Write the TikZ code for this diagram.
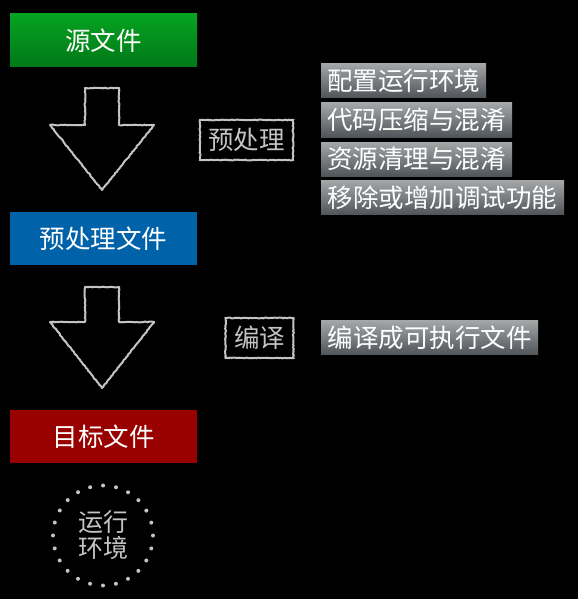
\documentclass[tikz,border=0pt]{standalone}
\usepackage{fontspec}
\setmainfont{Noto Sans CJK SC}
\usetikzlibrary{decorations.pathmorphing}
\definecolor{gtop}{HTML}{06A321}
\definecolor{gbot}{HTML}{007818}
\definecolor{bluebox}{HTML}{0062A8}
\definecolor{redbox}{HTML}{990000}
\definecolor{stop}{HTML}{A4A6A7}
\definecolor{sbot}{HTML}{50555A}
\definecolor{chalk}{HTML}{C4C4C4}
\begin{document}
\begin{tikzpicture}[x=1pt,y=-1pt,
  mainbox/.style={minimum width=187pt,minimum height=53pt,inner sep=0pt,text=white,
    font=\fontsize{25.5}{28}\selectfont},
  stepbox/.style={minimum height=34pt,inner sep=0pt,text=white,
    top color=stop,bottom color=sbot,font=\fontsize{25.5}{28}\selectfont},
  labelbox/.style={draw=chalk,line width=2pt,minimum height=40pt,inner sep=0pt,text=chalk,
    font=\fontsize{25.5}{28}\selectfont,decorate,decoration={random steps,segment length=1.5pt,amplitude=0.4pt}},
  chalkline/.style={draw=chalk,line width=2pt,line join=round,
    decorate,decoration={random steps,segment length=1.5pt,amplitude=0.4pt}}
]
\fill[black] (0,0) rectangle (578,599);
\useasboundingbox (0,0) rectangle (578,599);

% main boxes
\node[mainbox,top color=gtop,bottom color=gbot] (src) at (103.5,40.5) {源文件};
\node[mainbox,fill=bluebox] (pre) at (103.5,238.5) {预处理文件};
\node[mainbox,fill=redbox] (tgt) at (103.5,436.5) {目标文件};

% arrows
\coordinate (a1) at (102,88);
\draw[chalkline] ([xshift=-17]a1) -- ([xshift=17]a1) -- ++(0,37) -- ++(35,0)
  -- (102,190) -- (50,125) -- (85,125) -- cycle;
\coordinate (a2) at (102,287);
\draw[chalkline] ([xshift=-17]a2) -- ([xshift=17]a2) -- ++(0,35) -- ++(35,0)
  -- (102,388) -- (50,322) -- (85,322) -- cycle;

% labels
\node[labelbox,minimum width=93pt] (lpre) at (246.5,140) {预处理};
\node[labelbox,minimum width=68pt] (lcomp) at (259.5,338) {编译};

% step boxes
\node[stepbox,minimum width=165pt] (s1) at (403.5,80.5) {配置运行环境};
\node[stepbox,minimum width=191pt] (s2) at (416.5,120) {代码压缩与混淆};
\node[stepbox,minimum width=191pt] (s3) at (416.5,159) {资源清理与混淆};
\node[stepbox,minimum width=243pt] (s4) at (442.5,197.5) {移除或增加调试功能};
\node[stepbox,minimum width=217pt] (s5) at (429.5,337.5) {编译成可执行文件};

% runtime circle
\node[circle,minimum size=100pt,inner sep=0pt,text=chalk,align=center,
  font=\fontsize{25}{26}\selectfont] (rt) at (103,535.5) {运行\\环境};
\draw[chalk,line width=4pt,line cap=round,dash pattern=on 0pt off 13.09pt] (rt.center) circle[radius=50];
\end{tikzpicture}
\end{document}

* EXERCISE
Repeat the data exactly in full, omitting its pictures.

* COMPLETE OUTPUT
Write the TikZ code for this diagram.
\documentclass[tikz,border=0pt]{standalone}
\usepackage{fontspec}
\setmainfont{Noto Sans CJK SC}
\usetikzlibrary{decorations.pathmorphing}
\definecolor{gtop}{HTML}{06A321}
\definecolor{gbot}{HTML}{007818}
\definecolor{bluebox}{HTML}{0062A8}
\definecolor{redbox}{HTML}{990000}
\definecolor{stop}{HTML}{A4A6A7}
\definecolor{sbot}{HTML}{50555A}
\definecolor{chalk}{HTML}{C4C4C4}
\begin{document}
\begin{tikzpicture}[x=1pt,y=-1pt,
  mainbox/.style={minimum width=187pt,minimum height=53pt,inner sep=0pt,text=white,
    font=\fontsize{25.5}{28}\selectfont},
  stepbox/.style={minimum height=34pt,inner sep=0pt,text=white,
    top color=stop,bottom color=sbot,font=\fontsize{25.5}{28}\selectfont},
  labelbox/.style={draw=chalk,line width=2pt,minimum height=40pt,inner sep=0pt,text=chalk,
    font=\fontsize{25.5}{28}\selectfont,decorate,decoration={random steps,segment length=1.5pt,amplitude=0.4pt}},
  chalkline/.style={draw=chalk,line width=2pt,line join=round,
    decorate,decoration={random steps,segment length=1.5pt,amplitude=0.4pt}}
]
\fill[black] (0,0) rectangle (578,599);
\useasboundingbox (0,0) rectangle (578,599);

% main boxes
\node[mainbox,top color=gtop,bottom color=gbot] (src) at (103.5,40.5) {源文件};
\node[mainbox,fill=bluebox] (pre) at (103.5,238.5) {预处理文件};
\node[mainbox,fill=redbox] (tgt) at (103.5,436.5) {目标文件};

% arrows
\coordinate (a1) at (102,88);
\draw[chalkline] ([xshift=-17]a1) -- ([xshift=17]a1) -- ++(0,37) -- ++(35,0)
  -- (102,190) -- (50,125) -- (85,125) -- cycle;
\coordinate (a2) at (102,287);
\draw[chalkline] ([xshift=-17]a2) -- ([xshift=17]a2) -- ++(0,35) -- ++(35,0)
  -- (102,388) -- (50,322) -- (85,322) -- cycle;

% labels
\node[labelbox,minimum width=93pt] (lpre) at (246.5,140) {预处理};
\node[labelbox,minimum width=68pt] (lcomp) at (259.5,338) {编译};

% step boxes
\node[stepbox,minimum width=165pt] (s1) at (403.5,80.5) {配置运行环境};
\node[stepbox,minimum width=191pt] (s2) at (416.5,120) {代码压缩与混淆};
\node[stepbox,minimum width=191pt] (s3) at (416.5,159) {资源清理与混淆};
\node[stepbox,minimum width=243pt] (s4) at (442.5,197.5) {移除或增加调试功能};
\node[stepbox,minimum width=217pt] (s5) at (429.5,337.5) {编译成可执行文件};

% runtime circle
\node[circle,minimum size=100pt,inner sep=0pt,text=chalk,align=center,
  font=\fontsize{25}{26}\selectfont] (rt) at (103,535.5) {运行\\环境};
\draw[chalk,line width=4pt,line cap=round,dash pattern=on 0pt off 13.09pt] (rt.center) circle[radius=50];
\end{tikzpicture}
\end{document}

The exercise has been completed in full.